Setting up workspace

To start our analysis we first need to set up a workspace environment which will load in our datasets and create other files necessary for storing analysis results. Creating a workspace also allows us to store information relating to our investigation in a database. This includes file locations where results are stored, the different datasets used in the investigation and scripts which allow us to reproduce any analysis in the future.

Creating a workspace just requires a name and description of the investigation:

page screenshot

Next, in the upload page select the covid dataset. You may wish to learn more about the dataset at ncbi.

Obs and var

In the file info in the sidebar we can see there are 9000 obs and 33538 vars.

Note

What are obs?

Obs (observations) include things like cell annotations (e.g. tumour or normal cell) or other information relating to the dataset.

page screenshot

In our case we have 3 obs columns:

  • Type: Whether the patient has covid or not
  • Sample: Identifier for sample donor
  • Batch: Identifier for sample batch
Note

What are vars?

Var (variables) refers to annotation of gene/feature metadata.
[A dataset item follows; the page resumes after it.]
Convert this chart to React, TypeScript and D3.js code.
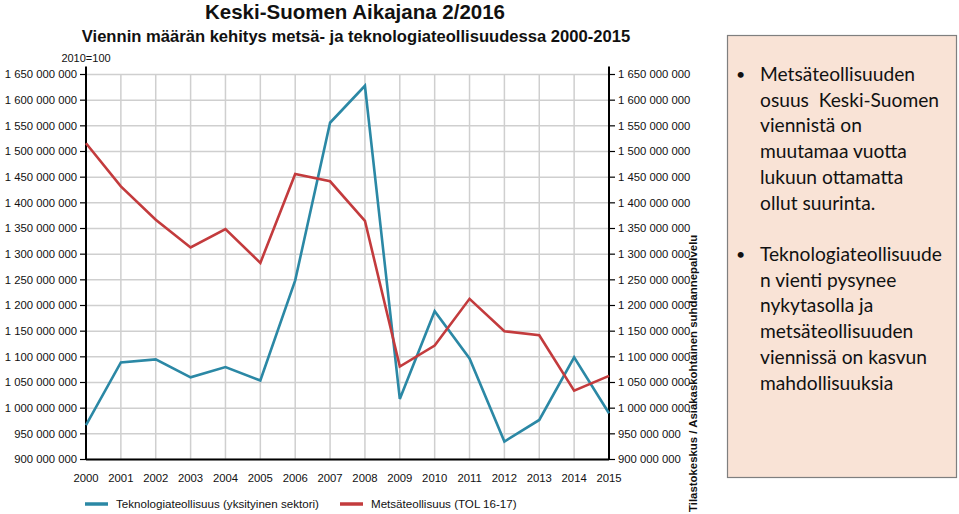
import * as d3 from 'd3';
import * as React from 'react';

const years = [2000, 2001, 2002, 2003, 2004, 2005, 2006, 2007, 2008, 2009, 2010, 2011, 2012, 2013, 2014, 2015];
const teknologia = [967, 1089, 1095, 1060, 1080, 1054, 1249, 1556, 1628, 1018, 1189, 1097, 935, 977, 1099, 990].map((v) => v * 1e6);
const metsa = [1516, 1432, 1367, 1313, 1349, 1283, 1456, 1442, 1365, 1081, 1122, 1213, 1150, 1142, 1034, 1063].map((v) => v * 1e6);
const yTicks = d3.range(900, 1651, 50).map((v) => v * 1e6);

const seriesNames = ['Teknologiateollisuus (yksityinen sektori)', 'Metsäteollisuus (TOL 16-17)'];
const seriesColors = ['#2b88a5', '#c33b3d'];

const bullets = [
  ['Metsäteollisuuden', 'osuus  Keski-Suomen', 'viennistä on', 'muutamaa vuotta', 'lukuun ottamatta', 'ollut suurinta.'],
  ['Teknologiateollisuude', 'n vienti pysynee', 'nykytasolla ja', 'metsäteollisuuden', 'viennissä on kasvun', 'mahdollisuuksia'],
];

const W = 959;
const H = 514;
const margin = { left: 86, right: 609, top: 74.5, bottom: 459.5 };

const fmt = (v: number) => d3.format(',')(v).replace(/,/g, ' ');

export default function App() {
  const x = d3.scaleLinear().domain([2000, 2015]).range([margin.left, margin.right]);
  const y = d3.scaleLinear().domain([900e6, 1650e6]).range([margin.bottom, margin.top]);
  const line = d3
    .line<number>()
    .x((_, i) => x(years[i]))
    .y((d) => y(d));
  const series = [teknologia, metsa];

  return (
    <svg
      width={W}
      height={H}
      style={{ position: 'absolute', left: 0, top: 0, background: '#fff' }}
      fontFamily="'Liberation Sans', Arial, sans-serif"
    >
      <text x={355} y={19} textAnchor="middle" fontSize={20.5} fontWeight="bold" fill="#111">
        Keski-Suomen Aikajana 2/2016
      </text>
      <text x={356} y={42} textAnchor="middle" fontSize={16.6} fontWeight="bold" fill="#111">
        Viennin määrän kehitys metsä- ja teknologiateollisuudessa 2000-2015
      </text>
      <text x={86} y={62} textAnchor="middle" fontSize={11} fill="#111">
        2010=100
      </text>

      {/* grid */}
      {years.map((yr) => (
        <line key={'v' + yr} x1={x(yr)} x2={x(yr)} y1={margin.top} y2={margin.bottom} stroke="#cfcfcf" strokeWidth={1.5} />
      ))}
      {yTicks.map((t) => (
        <line key={'h' + t} x1={margin.left} x2={margin.right} y1={y(t)} y2={y(t)} stroke="#cfcfcf" strokeWidth={1.5} />
      ))}

      {/* axes */}
      <line x1={margin.left} x2={margin.left} y1={margin.top - 8} y2={margin.bottom} stroke="#000" strokeWidth={2} />
      <line x1={margin.right} x2={margin.right} y1={margin.top - 8} y2={margin.bottom} stroke="#000" strokeWidth={2} />
      <line x1={margin.left} x2={margin.right} y1={margin.bottom} y2={margin.bottom} stroke="#000" strokeWidth={2} />
      {yTicks.map((t) => (
        <g key={'t' + t}>
          <line x1={margin.left - 6} x2={margin.left} y1={y(t)} y2={y(t)} stroke="#000" strokeWidth={1.2} />
          <line x1={margin.right} x2={margin.right + 6} y1={y(t)} y2={y(t)} stroke="#000" strokeWidth={1.2} />
          <text x={margin.left - 9} y={y(t)} dy="0.35em" textAnchor="end" fontSize={11.3} fill="#111">
            {fmt(t)}
          </text>
          <text x={margin.right + 9} y={y(t)} dy="0.35em" textAnchor="start" fontSize={11.3} fill="#111">
            {fmt(t)}
          </text>
        </g>
      ))}
      {years.map((yr) => (
        <text key={'x' + yr} x={x(yr)} y={482} textAnchor="middle" fontSize={11.3} fill="#111">
          {yr}
        </text>
      ))}

      {/* lines */}
      {series.map((s, i) => (
        <path key={i} d={line(s) ?? ''} fill="none" stroke={seriesColors[i]} strokeWidth={2.6} strokeLinejoin="miter" />
      ))}

      {/* legend */}
      {seriesNames.map((n, i) => {
        const lx = i === 0 ? 85 : 340;
        return (
          <g key={n}>
            <line x1={lx} x2={lx + 23} y1={504} y2={504} stroke={seriesColors[i]} strokeWidth={3.5} />
            <text x={lx + 31} y={508} fontSize={11.6} fill="#111">
              {n}
            </text>
          </g>
        );
      })}

      {/* source */}
      <text transform="translate(697,512) rotate(-90)" fontSize={11.4} fontWeight="bold" fill="#111">
        Tilastokeskus / Asiakaskohtainen suhdannepalvelu
      </text>

      {/* text box */}
      <rect x={727.5} y={35.5} width={229} height={442} fill="#f9e3d6" stroke="#7f7f7f" strokeWidth={1.2} />
      <g fontFamily="Lato, 'Open Sans', sans-serif" fontSize={19.2} fill="#111">
        {bullets.map((b, bi) => (
          <g key={bi}>
            <text x={736} y={80 + bi * 180} fontSize={16}>
              •
            </text>
            {b.map((l, li) => (
              <text key={li} x={760} y={81 + bi * 180 + li * 25.7} xmlSpace="preserve">
                {l}
              </text>
            ))}
          </g>
        ))}
      </g>
    </svg>
  );
}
This is a dataframe indexed by unique gene names (or other gene identifier such as ensembl ID).

In our case we have 3 columns:

  • gene_ids: Ensembl ID of gene
  • feature_types: what the type of data represents (i.e "gene_expression" to signify values are gene counts)
  • genome: Reference genome which these genes were mapped to (in our case human reference genome GRCh38, or the 38th build of Genome Reference Consortium human)

page screenshot

To see more about the structure of Scanpy's anndata oject see here

Other useful functions

  • Gene format: the format of gene symbols (the way the .var dataframe is indexed) whether they are ensembl IDs or gene symbols. It is recommended not to change these unless necessary.

  • Obs/var make names unique: Make obs/var names unique

Other dataset sources

Generally you will be uploading your own datasets. Currently H5AD, H5, loom and mtx are supported. You can also import a dataset from the EBI expression atlas using an accession key.